# Gander Mtn guide Series Equipment



## BrianSipe17 (Aug 5, 2006)

I am looking at buying an 8/9 Gander Mtn Guide Series fly reel for salmon/steely fishing. I know it is made by Pflueger. Anyone have any feedback on these reels? It costs about $100. It has large arbor and disc drag system. Overall, the quality at least looks good. However, I am new to fly fishing and this would be my first setup. Also, I am looking to buy the Guide Series 8 or 9 weight rod, 9 ft. It is $109 and I have read they are made from a St. Croix blank. Any feedback on those, as well?


----------



## buckeye6 (Jun 17, 2005)

don't know about the reels,but i have the rod and love it


----------



## ledslinger (Aug 24, 2006)

im sorry but i dont know anything about those particular rods but for the price how can you miss---i would lean toward the st.croix blank just because they make a lot of rods and they have pretty good quality control---i have a couple and they work ok


----------



## jfan (Aug 11, 2006)

For $130.00 you can get a complete salmon/steelhead outfit with a Traditional rod and CSR reel @ Cabela's. It's a quality reel on a 9ft rod. They also give you a cordura padded rod tube and reel case..... and will spool the reel for you with backing and a good floating line at no extra cost. These combos are available in 7-10 wts.

I bought the 7wt. last week and caught a 4 lb. largemouth with it on my first cast.


----------



## ethan-a-thon (Aug 17, 2006)

The reels on those outfits at Gander look pretty bad, the rod seems ok, but the reel looked really sub-par. They almost looked like cast plastic? If it was alum it was a really poor casting, lots of goobers from the mold and pretty crude. Most guides say that if you are looking for something big like salmon and steelhead then a machined alum reel is the only thing that will stand up to thier fights.

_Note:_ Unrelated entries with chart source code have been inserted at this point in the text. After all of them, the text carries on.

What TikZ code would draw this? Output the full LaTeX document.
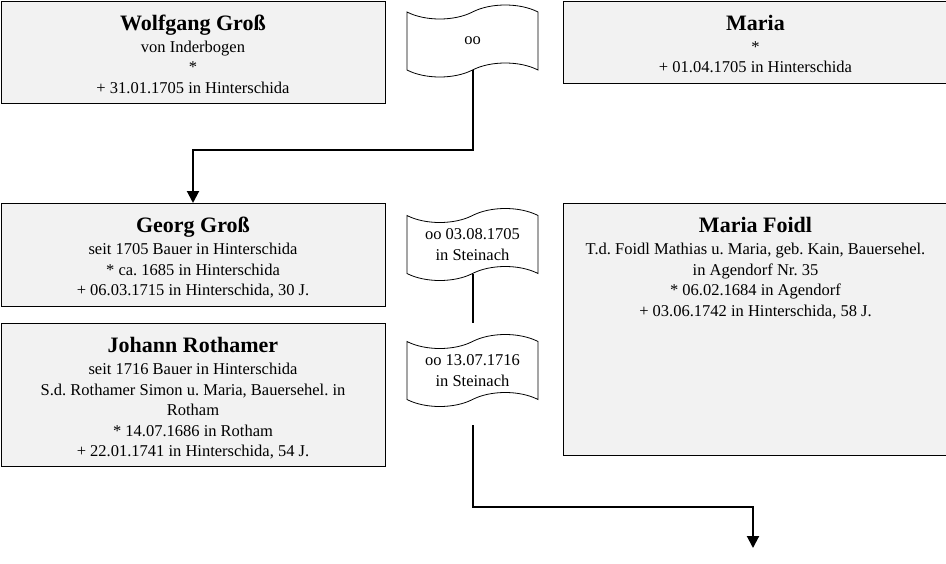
\documentclass[tikz,border=0pt]{standalone}
\usepackage{fontspec}
\setmainfont{Liberation Serif}
\usetikzlibrary{shapes.symbols,arrows.meta,positioning,calc}
\definecolor{boxgray}{HTML}{F2F2F2}
\frenchspacing
\newcommand{\bodyfont}{\fontsize{16.5}{20.5}\selectfont}
\newcommand{\namefont}{\fontsize{22}{24}\selectfont\bfseries}
% one person card: name, height, lines
\newcommand{\card}[3]{\parbox[c][#2][t]{384pt}{\centering\bodyfont
  \rule{0pt}{29pt}{\namefont #1}\\[1.5pt] #3}}
\tikzset{
  person/.style={draw, fill=boxgray, line width=1pt, inner sep=0pt, anchor=north west},
  marriage/.style={tape, draw, fill=white, line width=0.8pt, minimum width=131pt,
    minimum height=72pt, tape bend height=14pt, align=center, font=\bodyfont},
  conn/.style={line width=2pt},
  arr/.style={conn, -{Triangle[width=12pt,length=12pt]}}
}
\begin{document}
\begin{tikzpicture}[x=1pt,y=-1pt]
    \useasboundingbox (0,0) rectangle (946,563);

    \node[person] (wolf) at (0.5,0.5) {\card{Wolfgang Groß}{102pt}{von Inderbogen\\ {*}\\ + 31.01.1705 in Hinterschida}};
    \node[person] (maria) at (563,0.5) {\card{Maria}{82pt}{{*}\\ + 01.04.1705 in Hinterschida}};
    \node[person] (georg) at (0.5,203) {\card{Georg Groß}{103pt}{seit 1705 Bauer in Hinterschida\\ {*} ca. 1685 in Hinterschida\\ + 06.03.1715 in Hinterschida, 30 J.}};
    \node[person] (johann) at (0.5,323) {\card{Johann Rothamer}{143pt}{seit 1716 Bauer in Hinterschida\\ S.d. Rothamer Simon u. Maria, Bauersehel. in\\ Rotham\\ {*} 14.07.1686 in Rotham\\ + 22.01.1741 in Hinterschida, 54 J.}};
    \node[person] (foidl) at (563,203) {\card{Maria Foidl}{252pt}{T.d. Foidl Mathias u. Maria, geb. Kain, Bauersehel.\\ in Agendorf Nr. 35\\ {*} 06.02.1684 in Agendorf\\ + 03.06.1742 in Hinterschida, 58 J.}};

    \node[marriage] (oo1) at (472.5,41) {oo};
    \node[marriage] (oo2) at (472.5,244.5) {oo 03.08.1705\\in Steinach};
    \node[marriage] (oo3) at (472.5,370.5) {oo 13.07.1716\\in Steinach};

    \coordinate (k1) at (0,150);
    \coordinate (s3) at (472.5,425);
    \coordinate (child) at (753,548);

    \draw[arr] (oo1.south) -- (oo1.south |- k1) -| (georg.north);
    \draw[conn] (oo2.south) -- (oo2.south |- johann.north);
    \draw[arr] (s3) -- ++(0,82) -| (child);
\end{tikzpicture}
\end{document}
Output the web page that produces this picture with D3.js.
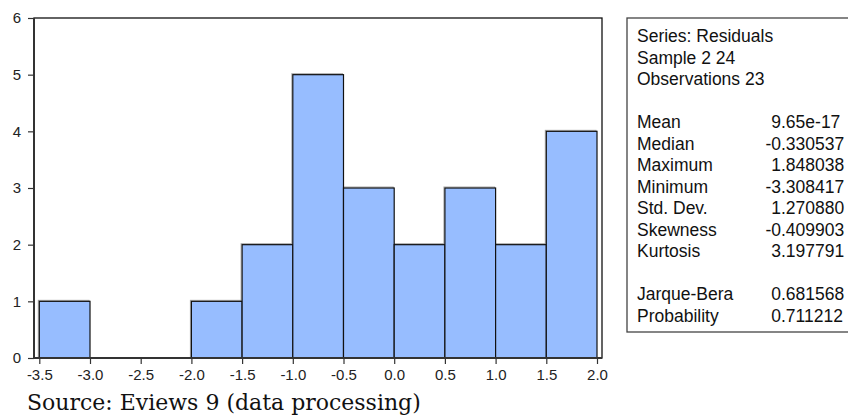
<!DOCTYPE html>
<html><head><meta charset="utf-8">
<script src="https://cdn.jsdelivr.net/npm/d3@7"></script>
<style>body{margin:0;background:#fff;} svg{display:block;}</style>
</head><body>
<svg id="chart" width="848" height="417"></svg>
<script>
// Data
const binStarts = [-3.5, -3.0, -2.5, -2.0, -1.5, -1.0, -0.5, 0.0, 0.5, 1.0, 1.5];
const binWidth = 0.5;
const counts = [1, 0, 0, 1, 2, 5, 3, 2, 3, 2, 4];
const xTicks = [-3.5, -3.0, -2.5, -2.0, -1.5, -1.0, -0.5, 0.0, 0.5, 1.0, 1.5, 2.0];
const yTicks = [0, 1, 2, 3, 4, 5, 6];
const headerLines = ["Series: Residuals", "Sample 2 24", "Observations 23"];
const statNames = ["Mean", "Median", "Maximum", "Minimum", "Std. Dev.", "Skewness", "Kurtosis"];
const statValues = ["9.65e-17", "-0.330537", "1.848038", "-3.308417", "1.270880", "-0.409903", "3.197791"];
const testNames = ["Jarque-Bera", "Probability"];
const testValues = ["0.681568", "0.711212"];
const sourceText = "Source: Eviews 9 (data processing)";

const svg = d3.select("#chart");
const frame = {left: 34, right: 602, top: 18, bottom: 358};
const x = d3.scaleLinear().domain([-3.5, 2.0]).range([39.3, 597]);
const y = d3.scaleLinear().domain([0, 6]).range([frame.bottom, frame.top]);

// bars
const bars = svg.append("g");
const data = binStarts.map((s, i) => ({s, c: counts[i]})).filter(d => d.c > 0);
bars.selectAll("rect.shadow").data(data).join("rect")
  .attr("x", d => x(d.s) - 1).attr("y", d => y(d.c) - 1)
  .attr("width", d => x(d.s + binWidth) - x(d.s)).attr("height", d => y(0) - y(d.c))
  .attr("fill", "none").attr("stroke", "#a8a8a8").attr("stroke-width", 1);
bars.selectAll("rect.bar").data(data).join("rect")
  .attr("x", d => x(d.s)).attr("y", d => y(d.c))
  .attr("width", d => x(d.s + binWidth) - x(d.s)).attr("height", d => y(0) - y(d.c))
  .attr("fill", "#97BDFF").attr("stroke", "#111").attr("stroke-width", 1.2);

// frame
svg.append("rect").attr("x", frame.left).attr("y", frame.top)
  .attr("width", frame.right - frame.left).attr("height", frame.bottom - frame.top)
  .attr("fill", "none").attr("stroke", "#111").attr("stroke-width", 1.3);
svg.append("line").attr("x1", frame.left).attr("x2", frame.left).attr("y1", frame.top).attr("y2", frame.bottom)
  .attr("stroke", "#333").attr("stroke-width", 2);
svg.append("line").attr("x1", frame.left).attr("x2", frame.right).attr("y1", frame.bottom).attr("y2", frame.bottom)
  .attr("stroke", "#333").attr("stroke-width", 2);

// axes
const yAxis = d3.axisLeft(y).tickValues(yTicks).tickFormat(d3.format("d")).tickSize(6).tickPadding(7);
const gy = svg.append("g").attr("transform", `translate(${frame.left},0)`).call(yAxis);
const xAxis = d3.axisBottom(x).tickValues(xTicks).tickFormat(d3.format(".1f")).tickSize(6).tickPadding(5);
const gx = svg.append("g").attr("transform", `translate(0,${frame.bottom})`).call(xAxis);
[gx, gy].forEach(g => {
  g.attr("font-size", null).attr("font-family", null);
  g.select(".domain").remove();
  g.selectAll(".tick line").attr("stroke", "#333").attr("stroke-width", 1.2);
  g.selectAll(".tick text").attr("fill", "#222").style("font-family", "Liberation Sans, Arial, sans-serif").style("font-size", "15px");
});
gx.selectAll(".tick text").text(d => d3.format(".1f")(d).replace("−", "-"));

// stats box
const box = {left: 627, top: 18, right: 862, bottom: 332};
svg.append("rect").attr("x", box.left).attr("y", box.top).attr("width", box.right - box.left).attr("height", box.bottom - box.top)
  .attr("fill", "#fff").attr("stroke", "#444").attr("stroke-width", 1.3);
const lineH = 21.5, base0 = 42, tx = 637, decX = 781;
const st = svg.append("g").style("font-family", "Liberation Sans, Arial, sans-serif").style("font-size", "17.5px").attr("fill", "#111");
function valueText(v, yy) {
  const t = st.append("text").attr("y", yy).text(v);
  const prefix = v.split(".")[0];
  const tmp = st.append("text").text(prefix);
  const w = tmp.node().getComputedTextLength();
  tmp.remove();
  t.attr("x", decX - w);
}
headerLines.forEach((t, i) => st.append("text").attr("x", tx).attr("y", base0 + i * lineH).text(t));
statNames.forEach((t, i) => {
  st.append("text").attr("x", tx).attr("y", base0 + (i + 4) * lineH).text(t);
  valueText(statValues[i], base0 + (i + 4) * lineH);
});
testNames.forEach((t, i) => {
  st.append("text").attr("x", tx).attr("y", base0 + (i + 12) * lineH).text(t);
  valueText(testValues[i], base0 + (i + 12) * lineH);
});

// source
svg.append("text").attr("x", 27).attr("y", 410).style("font-family", "DejaVu Serif, serif").style("font-size", "22px")
  .attr("fill", "#111").text(sourceText);
</script>
</body></html>
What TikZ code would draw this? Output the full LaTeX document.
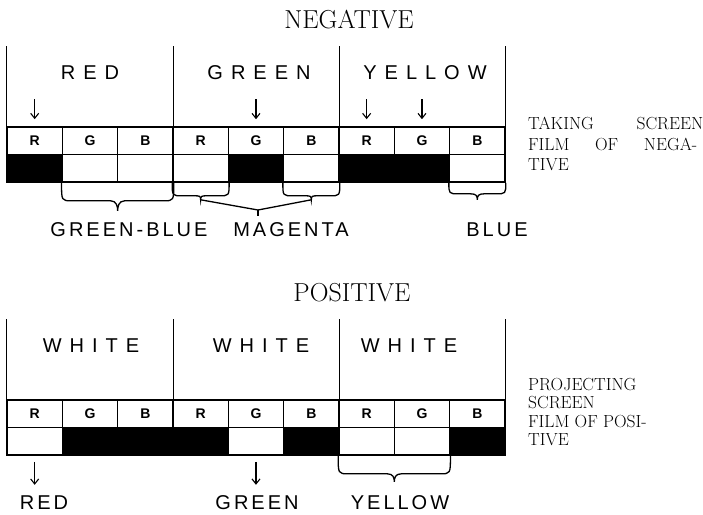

If you are looking for Steelhead or Salmon and you hook up, the drag system will be key, so I'd be a little worried about that on those reels. But then again if a fish burns through your reel and really destroys it, then maybe he deserved to get off


----------



## ohiotuber (Apr 15, 2004)

Check Ebay for a Teton Tioga reel. You can pick them up for around (or less than) $100.00. I love mine...machined barstock aluminum, sealed disc drag (can also be used in salt), lifetime warranty. IMO, it's the best bang for the buck out there. Keep in mind, the standard Tioga will take a "large arbor" spool, but it is NOT a true large arbor. Their true large arbor is the Tioga Magnum (I THINK that's the model).
I don't know about Gander Mtn rods, but haven't heard complaints. I do like St Croix.
Mike


----------



## BrianSipe17 (Aug 5, 2006)

ethan-a-thon said:


> The reels on those outfits at Gander look pretty bad, the rod seems ok, but the reel looked really sub-par. They almost looked like cast plastic? If it was alum it was a really poor casting, lots of goobers from the mold and pretty crude. Most guides say that if you are looking for something big like salmon and steelhead then a machined alum reel is the only thing that will stand up to thier fights.
> 
> If you are looking for Steelhead or Salmon and you hook up, the drag system will be key, so I'd be a little worried about that on those reels. But then again if a fish burns through your reel and really destroys it, then maybe he deserved to get off


I wasn't planning to buy the reels that come with the rods. They look like they will be trash if you take one spill in the river. I was looking at the rod, plus a guide series reel made by Pfluger that is about $100, plus another $100 for the rod. I ended up ordering an Okuma Integrity large arbor reel from Fin Feather and Fur Outfitters in Ashland. A buddy has the reel and it is pretty nice with a very adeqaute cork drag system. I still plan to purchase the Gander Mountain rod, though.


----------